Welcome to the second post in my Building a Better Villain series. Today, we discuss the topic of evil, or, more properly pronounced, “eeeeeeeeeeeeevil”
It is not difficult to guess that a great deal of time playing D&D is devoted to the struggle of Good vs. Evil in all their capitalized meaning. Indeed, much, if not most of action-oriented fiction and media addresses this most elemental of struggles.
This is not the first time I have posted on the nature of evil in D&D. In fact, I recommend you check out my post V is for Verisimilitude from last year’s A to Z challenge.
Today, I would like to focus on how villains come to be perceived as evil, and how that may differ from the way they perceive themselves.
As a child of the 80s, I was brought up in a media environment saturated with super-simplified heroes and villains. The bad guys in my childood cartoons were generally motivated by one thing. They wanted to be bad. moustache twirling, fist-shaking, cacklingly bad. Villains like Cobra Commander, Skeletor and Megatron reveled in their own nastiness. Heck, Skeletor even had a sultry sidekick named “Evil-Lyn!” What were her parents thinking!? Did Mr. and Mrs. Lyn expect her to become a veterinarian!?
This simplified form of evil for evil’s sake works fine for kid’s shows, but I prefer a deeper, more nuanced approach to my villainy. Unfortunately, the D&D rules seem geared to perpetuate the ultra-simplified worldview that one who commits evil acts is evil to the core. Characters, creatures and even entire races are given an alignment that includes criss-crossing axes of good-neutral-evil and lawful-neutral-chaotic. By a strict reading of the 3.5 edition rules, anyone/thing of evil alignment radiates an aura of badness that anyone with the right spell can detect... like paladins... judgmental pricks.
My problem with this is that real evil... the absolute worst kind of people do not believe they are evil when they commit evil acts. Let’s start at the top. Hitler, who is arguably the paramount example of evil in the 20th Century (or at least the most well known) was not motivated by a desire to kill millions of innocent people. He was motivated by a desire to restore his country to glory--taken by itself, not such a bad goal. When the means to achieve that glory involve the genocide of 6 million people, that goal becomes just about the most evil thing anyone’s ever done.

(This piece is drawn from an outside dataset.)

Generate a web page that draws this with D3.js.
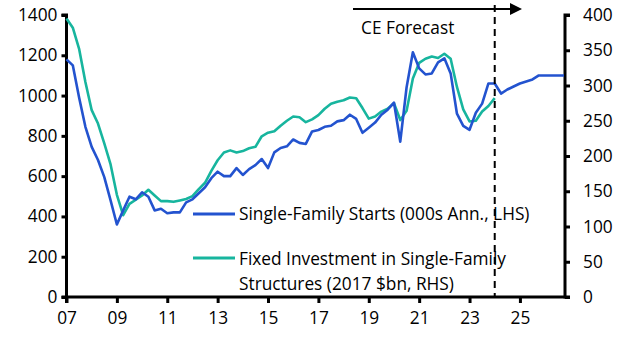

The more believable and more sinister form of evil boils down to evil means to attain an otherwise good or at least understandable end. This adds an element of discomfort for the heroes attempting to take down that villain. Maybe some part of them understands the baddie’s perspective. A villain seeking to attain an otherwise noble goal is also much more likely to draw followers to his/her cause. “Hey, how about joining me for some good ol’ evil” just doesn’t have the power to sway most people. Now, the “goodness” of the goal does not have to be completely altruistic. A villain might be motivated by an elevated sense of self preservation--a seemingly reasonable, if selfish goal. The important thing is that they believe their actions are justified.
So, when creating a truly dastardly villain for a book or game, think about their motivation. Why do they want what they want, and why are they willing to commit such horrendous acts to get it? A vampire tearing a rift between the material realm and the plane of shadows to protect his family from possible annihilation by sunlight is a stronger villain than one who just wants to scare the crap out of people and make them sad/dead.
Here are some other examples of villains with strong motivation:
- Frank Hummel (Ed Harris’ character from the Rock) - To draw attention to the injustice done to his men. <-- One of my all time favorite villains... and he's from a Michael Bay movie!?
- Eric Lensherr (Magneto) - To prevent a second holocaust committed against mutants
- Hans Gruber (Alan Rickman in Die Hard) - Personal Comfort / monetary gain
- The Six Fingered Man from the Princess Bride - Intellectual Curiosity
- Joan Crawford as depicted in Mommie Dearest - Maintain order and control (actually, in popular media, this seems to be a very common motivation for female villains of the overbearing mother-figure variety.)
I could go on and on, but I think you get the point.
Update: On my morning drive I heard a radio piece about the musicals of Andrew Lloyd Webber and Tim Rice. In a discussion about their rock opera, Jesus Christ, Super Star, they mentioned something that really illustrates what today's post is about.
Rice says what eventually made it a yes was a brainstorm: the idea of telling the story from Judas Iscariot's point of view.
"It's logical that he might've been worried about the man that he admired, and had joined, [that he] was kind of getting out of control," Rice says. "In the Bible, there is absolutely no motivation for Judas, other than that he is sort of a 100 percent figure of evil. And it seemed to me that that was probably not the case."